### PROVIDED MATERIAL
+ + +

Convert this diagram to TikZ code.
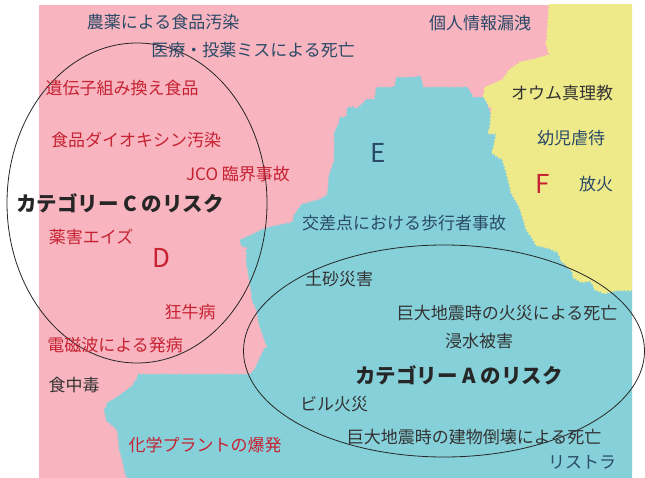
\documentclass[tikz,border=0pt]{standalone}
\usepackage{fontspec}
\usetikzlibrary{decorations.pathmorphing}
\setmainfont{Noto Sans CJK JP}
\definecolor{pinkbg}{HTML}{F8B4BF}
\definecolor{cyanbg}{HTML}{86D0D9}
\definecolor{yellowbg}{HTML}{EEEA8A}
\definecolor{txtblue}{HTML}{2A4A68}
\definecolor{txtred}{HTML}{C62232}
\definecolor{txtgray}{HTML}{333333}
\begin{document}
\begin{tikzpicture}[x=1pt,y=-1pt,
  lbl/.style={inner sep=0pt, anchor=center, font=\fontsize{17}{20}\selectfont},
  tb/.style={lbl, text=txtblue},
  tr/.style={lbl, text=txtred},
  tk/.style={lbl, text=txtgray},
  cat/.style={inner sep=0pt, anchor=center, text=black!85, font=\fontsize{20.5}{23}\selectfont\bfseries},
  letter/.style={inner sep=0pt, anchor=center, font=\fontsize{26}{28}\selectfont},
  ring/.style={draw=black!85, line width=0.8pt},
  scallopout/.style={decorate, decoration={bumps, segment length=7pt, amplitude=-1.6pt}},
  scallopin/.style={decorate, decoration={bumps, segment length=7pt, amplitude=1.6pt}}]
\useasboundingbox (0,0) rectangle (645,478);
% regions
\fill[pinkbg] (39,5) rectangle (632,478);
\begin{scope}
\clip (39,5) rectangle (632,478);
\fill[cyanbg, scallopout] (485,98) -- (473,98) -- (467,88) -- (423,88) -- (420,78) -- (397,78) -- (395,88) -- (377,88) -- (375,100) -- (368,100) -- (358,108) -- (348,108) -- (347,118) -- (342,118) -- (335,133) -- (335,160) -- (330,175) -- (328,195) -- (320,200) -- (302,205) -- (295,215) -- (293,223) -- (273,227) -- (263,230) -- (248,237) -- (242,240) -- (242,245) -- (247,247) -- (247,262) -- (250,280) -- (253,300) -- (257,310) -- (260,325) -- (267,345) -- (262,355) -- (255,370) -- (250,375) -- (140,375) -- (132,387) -- (120,396) -- (110,402) -- (105,410) -- (107,420) -- (118,430) -- (120,450) -- (123,460) -- (125,470) -- (130,485) -- (640,485) -- (640,200) -- (560,200) -- (500,150) -- cycle;
\fill[yellowbg, scallopin] (550,0) -- (640,0) -- (640,290) -- (615,290) -- (605,293) -- (597,290) -- (590,280) -- (582,282) -- (575,278) -- (572,270) -- (563,262) -- (558,252) -- (550,248) -- (537,245) -- (532,237) -- (527,230) -- (520,207) -- (512,193) -- (507,173) -- (503,160) -- (493,153) -- (497,133) -- (490,133) -- (492,110) -- (485,98) -- (485,88) -- (503,80) -- (510,70) -- (520,63) -- (533,60) -- (550,55) -- (547,45) -- cycle;
\end{scope}
% category rings
\draw[ring] (137,203) ellipse [x radius=130, y radius=160];
\draw[ring] (444,351) ellipse [x radius=200.5, y radius=106];
% labels
\node[tb] (noyaku) at (163,22) {農薬による食品汚染};
\node[tb] (iryo) at (253,50) {医療・投薬ミスによる死亡};
\node[tb] (kojin) at (480,23) {個人情報漏洩};
\node[tk] (aum) at (562,93) {オウム真理教};
\node[tb] (yoji) at (571,138) {幼児虐待};
\node[tb] (hoka) at (596,184) {放火};
\node[tb] (kosaten) at (404,223) {交差点における歩行者事故};
\node[tr] (idenshi) at (122,88) {遺伝子組み換え食品};
\node[tr] (dioxin) at (136,140) {食品ダイオキシン汚染};
\node[tr] (jco) at (238,174) {JCO 臨界事故};
\node[tr] (yakugai) at (91,237) {薬害エイズ};
\node[tr] (kyogyu) at (190,312) {狂牛病};
\node[tr] (denji) at (115,345) {電磁波による発病};
\node[tk] (shokuchu) at (74,385) {食中毒};
\node[tr] (kagaku) at (205,445) {化学プラントの爆発};
\node[tk] (dosha) at (339,279) {土砂災害};
\node[tk] (kasai) at (507,313) {巨大地震時の火災による死亡};
\node[tk] (shinsui) at (479,341) {浸水被害};
\node[tk] (biru) at (334,404) {ビル火災};
\node[tk] (tokai) at (474,437) {巨大地震時の建物倒壊による死亡};
\node[tb] (restra) at (582,462) {リストラ};
\node[cat] (catC) at (120,203) {カテゴリー C のリスク};
\node[cat] (catA) at (459,375) {カテゴリー A のリスク};
\node[letter, text=txtblue] (E) at (378,153) {E};
\node[letter, text=txtred] (D) at (161,258) {D};
\node[letter, text=txtred] (F) at (543,184) {F};
\end{tikzpicture}
\end{document}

+ + +

### WRITTEN REQUEST
Skip every picture and transcribe the data above exactly.

### ANSWER TO THIS PROBLEM
Convert this diagram to TikZ code.
\documentclass[tikz,border=0pt]{standalone}
\usepackage{fontspec}
\usetikzlibrary{decorations.pathmorphing}
\setmainfont{Noto Sans CJK JP}
\definecolor{pinkbg}{HTML}{F8B4BF}
\definecolor{cyanbg}{HTML}{86D0D9}
\definecolor{yellowbg}{HTML}{EEEA8A}
\definecolor{txtblue}{HTML}{2A4A68}
\definecolor{txtred}{HTML}{C62232}
\definecolor{txtgray}{HTML}{333333}
\begin{document}
\begin{tikzpicture}[x=1pt,y=-1pt,
  lbl/.style={inner sep=0pt, anchor=center, font=\fontsize{17}{20}\selectfont},
  tb/.style={lbl, text=txtblue},
  tr/.style={lbl, text=txtred},
  tk/.style={lbl, text=txtgray},
  cat/.style={inner sep=0pt, anchor=center, text=black!85, font=\fontsize{20.5}{23}\selectfont\bfseries},
  letter/.style={inner sep=0pt, anchor=center, font=\fontsize{26}{28}\selectfont},
  ring/.style={draw=black!85, line width=0.8pt},
  scallopout/.style={decorate, decoration={bumps, segment length=7pt, amplitude=-1.6pt}},
  scallopin/.style={decorate, decoration={bumps, segment length=7pt, amplitude=1.6pt}}]
\useasboundingbox (0,0) rectangle (645,478);
% regions
\fill[pinkbg] (39,5) rectangle (632,478);
\begin{scope}
\clip (39,5) rectangle (632,478);
\fill[cyanbg, scallopout] (485,98) -- (473,98) -- (467,88) -- (423,88) -- (420,78) -- (397,78) -- (395,88) -- (377,88) -- (375,100) -- (368,100) -- (358,108) -- (348,108) -- (347,118) -- (342,118) -- (335,133) -- (335,160) -- (330,175) -- (328,195) -- (320,200) -- (302,205) -- (295,215) -- (293,223) -- (273,227) -- (263,230) -- (248,237) -- (242,240) -- (242,245) -- (247,247) -- (247,262) -- (250,280) -- (253,300) -- (257,310) -- (260,325) -- (267,345) -- (262,355) -- (255,370) -- (250,375) -- (140,375) -- (132,387) -- (120,396) -- (110,402) -- (105,410) -- (107,420) -- (118,430) -- (120,450) -- (123,460) -- (125,470) -- (130,485) -- (640,485) -- (640,200) -- (560,200) -- (500,150) -- cycle;
\fill[yellowbg, scallopin] (550,0) -- (640,0) -- (640,290) -- (615,290) -- (605,293) -- (597,290) -- (590,280) -- (582,282) -- (575,278) -- (572,270) -- (563,262) -- (558,252) -- (550,248) -- (537,245) -- (532,237) -- (527,230) -- (520,207) -- (512,193) -- (507,173) -- (503,160) -- (493,153) -- (497,133) -- (490,133) -- (492,110) -- (485,98) -- (485,88) -- (503,80) -- (510,70) -- (520,63) -- (533,60) -- (550,55) -- (547,45) -- cycle;
\end{scope}
% category rings
\draw[ring] (137,203) ellipse [x radius=130, y radius=160];
\draw[ring] (444,351) ellipse [x radius=200.5, y radius=106];
% labels
\node[tb] (noyaku) at (163,22) {農薬による食品汚染};
\node[tb] (iryo) at (253,50) {医療・投薬ミスによる死亡};
\node[tb] (kojin) at (480,23) {個人情報漏洩};
\node[tk] (aum) at (562,93) {オウム真理教};
\node[tb] (yoji) at (571,138) {幼児虐待};
\node[tb] (hoka) at (596,184) {放火};
\node[tb] (kosaten) at (404,223) {交差点における歩行者事故};
\node[tr] (idenshi) at (122,88) {遺伝子組み換え食品};
\node[tr] (dioxin) at (136,140) {食品ダイオキシン汚染};
\node[tr] (jco) at (238,174) {JCO 臨界事故};
\node[tr] (yakugai) at (91,237) {薬害エイズ};
\node[tr] (kyogyu) at (190,312) {狂牛病};
\node[tr] (denji) at (115,345) {電磁波による発病};
\node[tk] (shokuchu) at (74,385) {食中毒};
\node[tr] (kagaku) at (205,445) {化学プラントの爆発};
\node[tk] (dosha) at (339,279) {土砂災害};
\node[tk] (kasai) at (507,313) {巨大地震時の火災による死亡};
\node[tk] (shinsui) at (479,341) {浸水被害};
\node[tk] (biru) at (334,404) {ビル火災};
\node[tk] (tokai) at (474,437) {巨大地震時の建物倒壊による死亡};
\node[tb] (restra) at (582,462) {リストラ};
\node[cat] (catC) at (120,203) {カテゴリー C のリスク};
\node[cat] (catA) at (459,375) {カテゴリー A のリスク};
\node[letter, text=txtblue] (E) at (378,153) {E};
\node[letter, text=txtred] (D) at (161,258) {D};
\node[letter, text=txtred] (F) at (543,184) {F};
\end{tikzpicture}
\end{document}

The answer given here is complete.